Either that, or it's another photo from the Tom Cruise/Matt Lauer roast and Matt's gone a little thinner up top than I remember. Anyone?

Posted by: td_in_baltimore | October 30, 2008 3:01 PM | Report abuse

The Britney/Lindsay/Paris sitcom needs a fourth. I suggest Paris' real-life aunt, former child star Kim Richards ("Escape from Witch Mountain").

Then you can just recycle plots from "The Golden Girls" (call this one "The Golden Grrrrrls"?) and Lisa Kudrow's short-lived and underrated HBO show "The Comeback" and you're good to go for a dozen episodes easy.

The trick will be getting all four of them to show up for an on-time call.

Posted by: td_in_baltimore | October 30, 2008 3:12 PM | Report abuse

If the chatter on Celebritology Live asking for cat name suggestions posts here, let us know if you liked/chose any of the ones submitted!

Posted by: sorcerers_cat | October 30, 2008 3:20 PM | Report abuse

I missed the chat (darn work) but I just HAVE to say ... could Andy BE any cuter?! And those are some big impressive paws. Just don't tell my cat I said that ... he thinks his are the most impressive. =^..^=

I'm liking this cat/celeb/pleated pants mix.

Posted by: Californian11 | October 30, 2008 3:48 PM | Report abuse

speaking of pleated pants, I saw something yesterday that has taken the place of pleated pants as my biggest fashion no-no. I saw a nice professional looking young lady, dressed in a suit but wearing black sandals (open toed) with black socks.
Owe the humanity!

Posted by: VaLGaL | October 30, 2008 4:38 PM | Report abuse

Condé Nast Publications will reduce the number of issues that it publishes of two magazines, Portfolio and Men’s Vogue, and will cut budgets across the company by 5 percent, company executives said Thursday as the belt-tightening in the industry reaches even the publisher of high-end products like Vanity Fair and The New Yorker.

The business magazine Portfolio will be published 10 times a year, instead of 12, and Men’s Vogue will come out twice a year instead of 10 times, said the executives, who asked not to be identified because they were not authorized to discuss the changes, which have not been announced...

http://www.nytimes.com/2008/10/31/business/media/31mag.html?hp

Posted by: Nosy_Parker | October 30, 2008 4:42 PM | Report abuse

yes, that is a big NO ValGal and I risk offending some when I say wearing Crocs anywhere outside of the garden is also a big fashion don't. Yes, I know they are soooo comfy but they are also sooooo ugly!

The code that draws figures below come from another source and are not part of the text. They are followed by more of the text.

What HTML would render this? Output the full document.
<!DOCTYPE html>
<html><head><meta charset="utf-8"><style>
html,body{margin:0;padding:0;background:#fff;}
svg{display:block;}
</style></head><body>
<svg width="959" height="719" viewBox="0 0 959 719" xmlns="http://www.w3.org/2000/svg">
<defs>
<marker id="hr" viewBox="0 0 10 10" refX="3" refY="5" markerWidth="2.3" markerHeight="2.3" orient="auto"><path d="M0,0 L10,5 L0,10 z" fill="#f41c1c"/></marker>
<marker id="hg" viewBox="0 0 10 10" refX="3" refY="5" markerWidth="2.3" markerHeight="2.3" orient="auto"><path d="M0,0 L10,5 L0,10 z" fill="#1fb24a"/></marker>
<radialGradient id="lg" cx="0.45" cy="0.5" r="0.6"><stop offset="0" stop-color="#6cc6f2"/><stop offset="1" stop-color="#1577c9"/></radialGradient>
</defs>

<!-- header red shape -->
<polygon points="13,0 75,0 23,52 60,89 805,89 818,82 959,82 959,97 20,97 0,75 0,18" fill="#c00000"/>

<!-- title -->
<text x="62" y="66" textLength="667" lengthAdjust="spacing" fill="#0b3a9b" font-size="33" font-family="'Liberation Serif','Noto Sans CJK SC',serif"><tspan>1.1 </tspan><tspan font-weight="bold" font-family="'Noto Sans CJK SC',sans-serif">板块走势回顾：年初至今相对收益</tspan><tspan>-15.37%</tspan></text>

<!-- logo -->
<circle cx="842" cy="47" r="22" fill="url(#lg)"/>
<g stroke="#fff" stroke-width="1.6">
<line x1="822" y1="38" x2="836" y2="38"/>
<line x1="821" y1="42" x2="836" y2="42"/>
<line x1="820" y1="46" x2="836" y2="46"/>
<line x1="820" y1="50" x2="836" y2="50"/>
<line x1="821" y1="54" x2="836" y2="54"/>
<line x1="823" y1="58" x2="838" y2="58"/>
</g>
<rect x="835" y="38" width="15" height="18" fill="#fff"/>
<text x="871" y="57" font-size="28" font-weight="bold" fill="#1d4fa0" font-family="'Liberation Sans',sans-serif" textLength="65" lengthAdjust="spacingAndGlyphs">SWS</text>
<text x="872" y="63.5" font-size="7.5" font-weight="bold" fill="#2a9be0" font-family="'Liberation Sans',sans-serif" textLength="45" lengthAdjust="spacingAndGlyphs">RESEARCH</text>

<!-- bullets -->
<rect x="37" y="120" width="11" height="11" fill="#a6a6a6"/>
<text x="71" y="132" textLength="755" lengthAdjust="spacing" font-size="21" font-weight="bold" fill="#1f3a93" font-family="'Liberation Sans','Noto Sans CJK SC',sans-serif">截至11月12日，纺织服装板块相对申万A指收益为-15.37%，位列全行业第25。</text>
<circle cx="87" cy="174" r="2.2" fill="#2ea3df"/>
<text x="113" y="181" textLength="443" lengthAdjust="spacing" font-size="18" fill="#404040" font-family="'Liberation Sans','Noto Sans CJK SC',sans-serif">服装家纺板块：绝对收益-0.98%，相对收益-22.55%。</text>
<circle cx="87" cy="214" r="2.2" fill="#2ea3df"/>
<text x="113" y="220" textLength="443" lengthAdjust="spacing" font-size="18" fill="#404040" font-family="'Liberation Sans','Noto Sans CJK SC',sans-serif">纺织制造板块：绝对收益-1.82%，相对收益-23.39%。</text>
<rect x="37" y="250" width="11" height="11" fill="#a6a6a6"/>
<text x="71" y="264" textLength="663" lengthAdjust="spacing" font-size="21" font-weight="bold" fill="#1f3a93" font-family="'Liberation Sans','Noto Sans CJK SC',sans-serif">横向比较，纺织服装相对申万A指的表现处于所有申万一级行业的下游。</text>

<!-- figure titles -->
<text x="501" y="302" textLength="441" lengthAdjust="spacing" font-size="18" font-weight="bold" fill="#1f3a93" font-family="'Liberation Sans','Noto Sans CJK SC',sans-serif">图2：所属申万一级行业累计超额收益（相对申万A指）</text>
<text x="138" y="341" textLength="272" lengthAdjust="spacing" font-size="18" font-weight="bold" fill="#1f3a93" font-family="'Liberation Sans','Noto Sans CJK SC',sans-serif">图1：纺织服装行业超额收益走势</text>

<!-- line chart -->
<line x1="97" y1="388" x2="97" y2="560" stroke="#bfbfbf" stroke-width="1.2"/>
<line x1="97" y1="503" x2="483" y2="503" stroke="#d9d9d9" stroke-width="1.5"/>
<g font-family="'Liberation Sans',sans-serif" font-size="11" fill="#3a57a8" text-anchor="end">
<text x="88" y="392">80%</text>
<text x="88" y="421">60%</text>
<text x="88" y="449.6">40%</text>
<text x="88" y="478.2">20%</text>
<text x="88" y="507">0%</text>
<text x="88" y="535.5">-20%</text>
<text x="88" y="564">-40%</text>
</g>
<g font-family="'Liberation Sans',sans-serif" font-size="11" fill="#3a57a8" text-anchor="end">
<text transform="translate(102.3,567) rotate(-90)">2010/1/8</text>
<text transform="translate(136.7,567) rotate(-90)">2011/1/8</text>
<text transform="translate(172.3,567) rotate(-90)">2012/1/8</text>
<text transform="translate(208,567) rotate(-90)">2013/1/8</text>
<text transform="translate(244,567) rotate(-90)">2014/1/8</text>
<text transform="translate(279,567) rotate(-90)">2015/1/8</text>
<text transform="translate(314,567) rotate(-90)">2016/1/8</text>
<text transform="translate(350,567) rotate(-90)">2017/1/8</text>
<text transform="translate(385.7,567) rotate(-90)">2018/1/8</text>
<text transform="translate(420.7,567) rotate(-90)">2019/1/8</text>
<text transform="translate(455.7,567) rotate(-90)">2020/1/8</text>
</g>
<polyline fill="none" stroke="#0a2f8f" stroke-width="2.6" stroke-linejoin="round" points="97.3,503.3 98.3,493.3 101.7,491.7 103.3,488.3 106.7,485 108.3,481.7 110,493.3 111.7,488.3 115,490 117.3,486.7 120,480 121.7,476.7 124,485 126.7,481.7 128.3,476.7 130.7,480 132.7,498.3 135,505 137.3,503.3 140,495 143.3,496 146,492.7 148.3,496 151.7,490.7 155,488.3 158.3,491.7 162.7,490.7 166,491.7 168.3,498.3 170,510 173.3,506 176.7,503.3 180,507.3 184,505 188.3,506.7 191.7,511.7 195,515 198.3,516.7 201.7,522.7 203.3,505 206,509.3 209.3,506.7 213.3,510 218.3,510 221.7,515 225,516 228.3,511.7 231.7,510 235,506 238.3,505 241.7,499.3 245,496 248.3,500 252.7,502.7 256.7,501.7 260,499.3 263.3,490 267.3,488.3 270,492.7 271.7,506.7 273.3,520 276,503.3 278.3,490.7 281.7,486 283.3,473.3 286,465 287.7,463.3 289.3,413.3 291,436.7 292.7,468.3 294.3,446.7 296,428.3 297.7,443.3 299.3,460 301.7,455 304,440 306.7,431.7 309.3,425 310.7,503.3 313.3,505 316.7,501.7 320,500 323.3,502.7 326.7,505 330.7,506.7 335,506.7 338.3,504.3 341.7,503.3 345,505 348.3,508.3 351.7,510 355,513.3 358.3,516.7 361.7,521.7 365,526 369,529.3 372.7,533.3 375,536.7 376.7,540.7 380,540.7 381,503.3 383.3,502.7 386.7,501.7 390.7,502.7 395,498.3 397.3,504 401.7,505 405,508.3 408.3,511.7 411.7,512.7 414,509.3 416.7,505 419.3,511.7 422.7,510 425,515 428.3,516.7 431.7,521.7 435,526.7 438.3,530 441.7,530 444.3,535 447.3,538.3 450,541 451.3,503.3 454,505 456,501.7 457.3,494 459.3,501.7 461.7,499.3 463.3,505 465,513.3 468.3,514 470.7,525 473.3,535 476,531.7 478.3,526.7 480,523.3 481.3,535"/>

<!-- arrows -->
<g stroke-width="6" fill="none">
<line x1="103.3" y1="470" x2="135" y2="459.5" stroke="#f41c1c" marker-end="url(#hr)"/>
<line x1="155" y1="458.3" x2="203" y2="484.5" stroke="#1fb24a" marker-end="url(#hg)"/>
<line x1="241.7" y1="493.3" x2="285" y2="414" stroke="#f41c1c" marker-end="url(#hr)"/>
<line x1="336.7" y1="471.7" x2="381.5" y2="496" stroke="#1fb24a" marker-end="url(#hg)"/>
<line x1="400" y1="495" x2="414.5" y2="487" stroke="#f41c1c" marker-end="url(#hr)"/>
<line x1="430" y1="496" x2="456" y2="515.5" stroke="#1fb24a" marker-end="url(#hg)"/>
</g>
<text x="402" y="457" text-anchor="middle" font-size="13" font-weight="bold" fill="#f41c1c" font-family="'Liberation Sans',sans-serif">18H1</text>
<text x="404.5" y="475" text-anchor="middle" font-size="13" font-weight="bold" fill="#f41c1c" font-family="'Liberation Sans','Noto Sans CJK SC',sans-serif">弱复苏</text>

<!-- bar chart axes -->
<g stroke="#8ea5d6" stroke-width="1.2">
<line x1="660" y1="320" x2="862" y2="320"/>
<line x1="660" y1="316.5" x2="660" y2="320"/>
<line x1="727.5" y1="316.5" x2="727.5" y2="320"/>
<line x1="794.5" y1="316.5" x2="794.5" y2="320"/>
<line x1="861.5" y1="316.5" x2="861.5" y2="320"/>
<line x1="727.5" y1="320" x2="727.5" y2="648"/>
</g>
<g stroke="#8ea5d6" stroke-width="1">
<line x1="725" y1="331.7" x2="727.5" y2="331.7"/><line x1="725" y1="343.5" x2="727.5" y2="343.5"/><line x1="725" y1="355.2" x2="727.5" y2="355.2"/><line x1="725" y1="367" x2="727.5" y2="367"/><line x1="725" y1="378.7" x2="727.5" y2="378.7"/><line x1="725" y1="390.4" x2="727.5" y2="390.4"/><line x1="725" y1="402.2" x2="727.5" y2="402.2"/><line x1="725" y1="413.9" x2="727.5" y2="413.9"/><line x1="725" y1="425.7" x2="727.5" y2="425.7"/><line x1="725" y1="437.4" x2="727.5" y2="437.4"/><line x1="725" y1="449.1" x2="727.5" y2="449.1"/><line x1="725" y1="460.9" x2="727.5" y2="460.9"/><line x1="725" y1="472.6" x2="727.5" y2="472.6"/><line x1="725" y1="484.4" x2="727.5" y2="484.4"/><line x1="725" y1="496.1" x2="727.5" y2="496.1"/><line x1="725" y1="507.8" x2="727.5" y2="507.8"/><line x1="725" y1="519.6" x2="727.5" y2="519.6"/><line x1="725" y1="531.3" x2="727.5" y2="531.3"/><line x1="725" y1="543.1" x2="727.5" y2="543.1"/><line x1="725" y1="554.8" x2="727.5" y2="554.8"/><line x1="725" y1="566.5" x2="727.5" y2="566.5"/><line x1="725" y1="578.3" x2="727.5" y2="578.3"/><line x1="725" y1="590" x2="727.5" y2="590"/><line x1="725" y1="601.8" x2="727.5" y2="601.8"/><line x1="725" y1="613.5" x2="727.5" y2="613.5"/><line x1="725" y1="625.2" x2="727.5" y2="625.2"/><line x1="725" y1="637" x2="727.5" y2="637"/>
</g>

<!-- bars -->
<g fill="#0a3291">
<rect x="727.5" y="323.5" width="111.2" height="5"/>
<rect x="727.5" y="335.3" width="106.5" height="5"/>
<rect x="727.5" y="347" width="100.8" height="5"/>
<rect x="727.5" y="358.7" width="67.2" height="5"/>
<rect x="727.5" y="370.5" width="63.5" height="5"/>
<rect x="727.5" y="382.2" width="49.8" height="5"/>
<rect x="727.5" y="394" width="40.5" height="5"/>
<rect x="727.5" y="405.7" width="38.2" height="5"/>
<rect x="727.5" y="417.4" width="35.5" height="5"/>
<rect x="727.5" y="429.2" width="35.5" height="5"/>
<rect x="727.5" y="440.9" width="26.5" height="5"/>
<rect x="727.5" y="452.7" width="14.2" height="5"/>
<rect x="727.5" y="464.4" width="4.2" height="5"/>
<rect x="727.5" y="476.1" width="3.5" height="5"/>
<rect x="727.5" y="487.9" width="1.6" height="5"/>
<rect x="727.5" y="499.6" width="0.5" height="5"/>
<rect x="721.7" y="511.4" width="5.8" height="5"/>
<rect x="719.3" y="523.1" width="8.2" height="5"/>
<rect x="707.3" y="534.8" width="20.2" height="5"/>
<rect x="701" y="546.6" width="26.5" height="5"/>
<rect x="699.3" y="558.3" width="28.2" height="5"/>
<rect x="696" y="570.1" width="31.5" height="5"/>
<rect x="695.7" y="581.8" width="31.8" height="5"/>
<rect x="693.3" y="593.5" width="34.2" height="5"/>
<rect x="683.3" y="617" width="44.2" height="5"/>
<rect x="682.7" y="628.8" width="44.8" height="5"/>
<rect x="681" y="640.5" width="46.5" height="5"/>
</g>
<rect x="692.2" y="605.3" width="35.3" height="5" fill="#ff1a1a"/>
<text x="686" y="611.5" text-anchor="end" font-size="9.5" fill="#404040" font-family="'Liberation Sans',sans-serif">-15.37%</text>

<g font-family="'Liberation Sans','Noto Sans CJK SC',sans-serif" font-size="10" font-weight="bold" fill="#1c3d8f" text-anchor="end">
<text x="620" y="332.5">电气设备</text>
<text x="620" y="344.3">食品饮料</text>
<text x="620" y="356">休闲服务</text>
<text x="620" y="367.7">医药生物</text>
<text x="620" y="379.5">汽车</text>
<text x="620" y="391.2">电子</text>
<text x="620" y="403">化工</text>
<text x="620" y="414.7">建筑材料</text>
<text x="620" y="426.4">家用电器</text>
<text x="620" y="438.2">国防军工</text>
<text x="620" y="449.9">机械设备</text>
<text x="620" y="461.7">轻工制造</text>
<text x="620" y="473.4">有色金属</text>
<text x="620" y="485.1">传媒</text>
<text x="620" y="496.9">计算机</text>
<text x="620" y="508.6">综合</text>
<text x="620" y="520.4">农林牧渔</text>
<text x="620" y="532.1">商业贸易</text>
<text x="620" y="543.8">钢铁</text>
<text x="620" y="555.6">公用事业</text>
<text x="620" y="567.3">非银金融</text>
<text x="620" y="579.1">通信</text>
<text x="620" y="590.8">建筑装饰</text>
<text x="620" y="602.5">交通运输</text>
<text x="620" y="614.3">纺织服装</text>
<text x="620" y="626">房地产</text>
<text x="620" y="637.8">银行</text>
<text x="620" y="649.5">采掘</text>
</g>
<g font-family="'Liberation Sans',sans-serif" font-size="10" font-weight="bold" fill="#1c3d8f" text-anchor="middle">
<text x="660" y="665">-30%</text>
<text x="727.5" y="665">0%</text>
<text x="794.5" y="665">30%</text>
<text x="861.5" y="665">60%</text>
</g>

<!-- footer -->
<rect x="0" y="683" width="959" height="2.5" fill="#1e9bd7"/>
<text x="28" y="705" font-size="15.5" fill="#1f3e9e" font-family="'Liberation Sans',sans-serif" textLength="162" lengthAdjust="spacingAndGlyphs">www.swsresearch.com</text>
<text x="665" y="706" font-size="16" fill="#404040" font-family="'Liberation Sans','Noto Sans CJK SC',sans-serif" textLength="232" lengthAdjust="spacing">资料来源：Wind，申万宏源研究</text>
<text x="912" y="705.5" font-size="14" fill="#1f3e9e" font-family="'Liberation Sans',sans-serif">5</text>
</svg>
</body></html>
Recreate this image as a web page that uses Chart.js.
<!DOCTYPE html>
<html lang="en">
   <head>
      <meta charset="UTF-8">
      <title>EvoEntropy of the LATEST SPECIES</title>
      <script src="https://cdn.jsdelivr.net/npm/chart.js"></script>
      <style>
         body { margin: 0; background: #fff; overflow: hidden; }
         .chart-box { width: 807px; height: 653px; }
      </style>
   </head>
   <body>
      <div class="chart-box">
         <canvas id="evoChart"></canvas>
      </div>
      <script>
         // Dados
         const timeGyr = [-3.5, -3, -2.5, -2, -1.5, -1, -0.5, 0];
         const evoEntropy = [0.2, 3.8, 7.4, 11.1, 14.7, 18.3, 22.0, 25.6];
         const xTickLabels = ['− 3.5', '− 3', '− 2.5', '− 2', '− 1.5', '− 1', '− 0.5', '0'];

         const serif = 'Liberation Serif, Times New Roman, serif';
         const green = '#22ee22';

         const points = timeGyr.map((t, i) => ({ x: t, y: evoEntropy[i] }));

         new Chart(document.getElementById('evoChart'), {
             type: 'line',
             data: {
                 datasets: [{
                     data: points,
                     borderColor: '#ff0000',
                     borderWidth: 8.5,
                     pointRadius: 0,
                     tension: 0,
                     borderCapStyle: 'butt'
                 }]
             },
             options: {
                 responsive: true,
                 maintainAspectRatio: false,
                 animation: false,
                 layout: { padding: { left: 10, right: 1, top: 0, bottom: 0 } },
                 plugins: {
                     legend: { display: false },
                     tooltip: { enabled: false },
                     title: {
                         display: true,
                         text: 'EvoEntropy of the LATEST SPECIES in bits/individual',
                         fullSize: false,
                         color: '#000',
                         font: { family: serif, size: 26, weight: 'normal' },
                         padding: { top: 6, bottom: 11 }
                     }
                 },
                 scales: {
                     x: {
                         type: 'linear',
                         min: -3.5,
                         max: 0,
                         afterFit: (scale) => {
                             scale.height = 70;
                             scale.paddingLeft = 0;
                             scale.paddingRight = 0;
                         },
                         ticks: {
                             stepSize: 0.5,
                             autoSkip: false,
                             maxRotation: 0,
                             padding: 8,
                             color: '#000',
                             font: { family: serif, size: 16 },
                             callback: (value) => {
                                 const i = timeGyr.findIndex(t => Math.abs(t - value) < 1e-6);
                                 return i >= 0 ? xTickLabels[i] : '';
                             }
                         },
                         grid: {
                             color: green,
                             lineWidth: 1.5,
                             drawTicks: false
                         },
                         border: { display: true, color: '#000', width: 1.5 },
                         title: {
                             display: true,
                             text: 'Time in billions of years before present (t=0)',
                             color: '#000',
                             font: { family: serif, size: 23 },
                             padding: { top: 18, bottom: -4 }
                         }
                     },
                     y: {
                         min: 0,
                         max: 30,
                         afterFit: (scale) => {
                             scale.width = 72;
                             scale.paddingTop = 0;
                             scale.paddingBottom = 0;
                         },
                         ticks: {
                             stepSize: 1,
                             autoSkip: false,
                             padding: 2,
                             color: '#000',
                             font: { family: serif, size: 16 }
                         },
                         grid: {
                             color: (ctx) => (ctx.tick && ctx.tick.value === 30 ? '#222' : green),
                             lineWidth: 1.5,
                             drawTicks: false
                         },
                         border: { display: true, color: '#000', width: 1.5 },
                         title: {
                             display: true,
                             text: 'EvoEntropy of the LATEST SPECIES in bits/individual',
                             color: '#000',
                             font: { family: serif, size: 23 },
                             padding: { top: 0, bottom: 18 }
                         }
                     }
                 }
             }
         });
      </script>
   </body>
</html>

Posted by: hodie | October 30, 2008 4:46 PM | Report abuse

ValGal, I agree with the socks w/sandals fashion don't. I will risk offending some by saying that wearing Crocs anywhere outside of the garden is also a fashion don't. Yes, I know they are soooooo comfy but they are also soooooo ugly!

Did anyone notice the pizza on the Papa Murphy ad at the top of the post looks alot like luvjen's jennifer aniston pizza?

Posted by: hodie | October 30, 2008 4:48 PM | Report abuse

sorry for repeating myself Computer acting up, first post did not initially go through. Weird.

Posted by: hodie | October 30, 2008 4:50 PM | Report abuse

hodie, I'm having trouble posting here too.

Posted by: Nosy_Parker | October 30, 2008 5:18 PM | Report abuse

My earlier posting posted twice for some unknown reason ...

Posted by: Californian11 | October 30, 2008 5:43 PM | Report abuse

to the new cat mama -

Why not call her "Pants"?

VTY

Curmudgeon (Cat Grandma)

Posted by: bmschumacher | October 30, 2008 5:50 PM | Report abuse

The comments to this entry are closed.